После «Костюмера» он вновь «исчезнет» в театре на годы, появляясь на экране только изредка. Например, в роли добродушного старенького статиста со светлыми, выцветшими, как застиранный ситчик, глазками («Ждем вас, мистер МакГилл», 2003), которому внезапно дали целую реплику, он ее проваливал в разных дублях всеми возможными способами, и изумительный Билл Най, игравший режиссера, совершал актерский подвиг, вопя на кроткого Кортни: «Да все потому что вы плохой артист!» Черный английский юмор, он такой, да.

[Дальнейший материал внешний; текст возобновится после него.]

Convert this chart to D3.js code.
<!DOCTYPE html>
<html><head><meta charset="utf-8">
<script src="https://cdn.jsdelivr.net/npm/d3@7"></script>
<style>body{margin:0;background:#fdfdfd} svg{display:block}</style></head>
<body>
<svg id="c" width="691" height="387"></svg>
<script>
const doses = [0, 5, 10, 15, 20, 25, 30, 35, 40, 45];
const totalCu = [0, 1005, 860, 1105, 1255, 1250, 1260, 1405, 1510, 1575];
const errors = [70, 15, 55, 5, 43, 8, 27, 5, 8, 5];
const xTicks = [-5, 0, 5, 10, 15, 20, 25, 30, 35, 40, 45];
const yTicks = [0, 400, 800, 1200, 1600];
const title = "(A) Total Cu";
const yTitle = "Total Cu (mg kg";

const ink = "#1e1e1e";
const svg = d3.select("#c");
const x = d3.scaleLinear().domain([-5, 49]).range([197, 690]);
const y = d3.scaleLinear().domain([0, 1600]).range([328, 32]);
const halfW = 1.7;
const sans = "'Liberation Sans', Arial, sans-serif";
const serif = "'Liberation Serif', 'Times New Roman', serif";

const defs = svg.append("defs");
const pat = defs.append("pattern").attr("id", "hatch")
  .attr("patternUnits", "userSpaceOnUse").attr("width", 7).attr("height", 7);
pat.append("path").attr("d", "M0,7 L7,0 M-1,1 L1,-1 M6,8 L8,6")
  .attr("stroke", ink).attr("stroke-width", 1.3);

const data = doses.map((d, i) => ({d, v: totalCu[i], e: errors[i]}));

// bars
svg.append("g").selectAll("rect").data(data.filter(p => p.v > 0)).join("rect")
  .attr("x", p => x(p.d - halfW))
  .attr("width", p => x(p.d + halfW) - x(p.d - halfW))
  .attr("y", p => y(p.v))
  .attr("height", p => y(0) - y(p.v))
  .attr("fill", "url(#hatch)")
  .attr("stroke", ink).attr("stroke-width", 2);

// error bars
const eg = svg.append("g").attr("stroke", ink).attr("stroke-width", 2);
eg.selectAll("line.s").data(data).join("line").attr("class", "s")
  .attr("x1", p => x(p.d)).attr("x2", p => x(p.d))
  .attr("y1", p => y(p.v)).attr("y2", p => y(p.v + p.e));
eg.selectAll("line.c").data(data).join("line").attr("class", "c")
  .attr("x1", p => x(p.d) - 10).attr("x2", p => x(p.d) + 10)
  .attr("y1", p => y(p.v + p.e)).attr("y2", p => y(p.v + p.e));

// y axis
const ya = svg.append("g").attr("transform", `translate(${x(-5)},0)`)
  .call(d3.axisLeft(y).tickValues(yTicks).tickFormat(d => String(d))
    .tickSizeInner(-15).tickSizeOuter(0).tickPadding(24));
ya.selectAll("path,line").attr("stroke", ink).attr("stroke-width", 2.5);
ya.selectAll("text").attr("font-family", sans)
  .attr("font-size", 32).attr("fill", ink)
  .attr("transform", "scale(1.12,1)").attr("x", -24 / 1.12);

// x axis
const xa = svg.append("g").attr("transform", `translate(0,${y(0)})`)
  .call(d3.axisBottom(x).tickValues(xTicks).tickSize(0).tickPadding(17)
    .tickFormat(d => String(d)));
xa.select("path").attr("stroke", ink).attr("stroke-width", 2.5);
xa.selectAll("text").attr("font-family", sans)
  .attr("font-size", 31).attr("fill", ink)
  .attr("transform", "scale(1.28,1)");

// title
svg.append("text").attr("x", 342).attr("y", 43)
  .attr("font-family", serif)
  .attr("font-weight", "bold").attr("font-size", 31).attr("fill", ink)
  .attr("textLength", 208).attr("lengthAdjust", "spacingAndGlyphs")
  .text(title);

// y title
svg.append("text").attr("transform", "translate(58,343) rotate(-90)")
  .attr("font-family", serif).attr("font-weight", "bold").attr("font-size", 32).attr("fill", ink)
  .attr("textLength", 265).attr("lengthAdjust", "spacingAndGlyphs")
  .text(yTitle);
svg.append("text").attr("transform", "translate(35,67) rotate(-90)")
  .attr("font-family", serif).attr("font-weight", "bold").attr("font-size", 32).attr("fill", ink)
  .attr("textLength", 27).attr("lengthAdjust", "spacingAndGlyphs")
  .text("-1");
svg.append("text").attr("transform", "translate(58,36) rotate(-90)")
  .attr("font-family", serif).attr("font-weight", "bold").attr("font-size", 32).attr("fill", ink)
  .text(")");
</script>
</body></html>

Мэгги Смит, Дастин Хоффман и Том Кортни на съёмках фильма Квартет. Реж. Дастин Хоффман, 2012

Когда придет время сделать что-то самостоятельно, сэр Том Кортни вспомнит о тех, кого так неплохо понимал, и выпустит моноспектакль «Moscow Station» (1994) — годичный тур начнется в Эдинбурге и закончится в Лондоне.

Понимаете, это «Москва — Петушки»…

Через десять лет, в 2003, Кортни сделает другой моноспектакль — «Притворяясь мной» («Pretending to Be Me») — по письмам и произведениям писателя, поэта и джазового критика Филиппа Ларкина.

В этом году Том Кортни неожиданно вновь появился на большом экране: в роли старого оперного певца, всю жизнь влюбленного в Мэгги Смит — в «Квартете» по пьесе старого друга Рональда Харвуда, и в комедийном «Гамбите». В интервью после «Квартета» вдруг заявил, что сделал когда-то решительный выбор в пользу театра, а вот сейчас уже не уверен, что был тогда прав. И нынче снимается у Билли Аугуста.

«Все в жизни должно происходить медленно и неправильно…» — он должен помнить этот текст.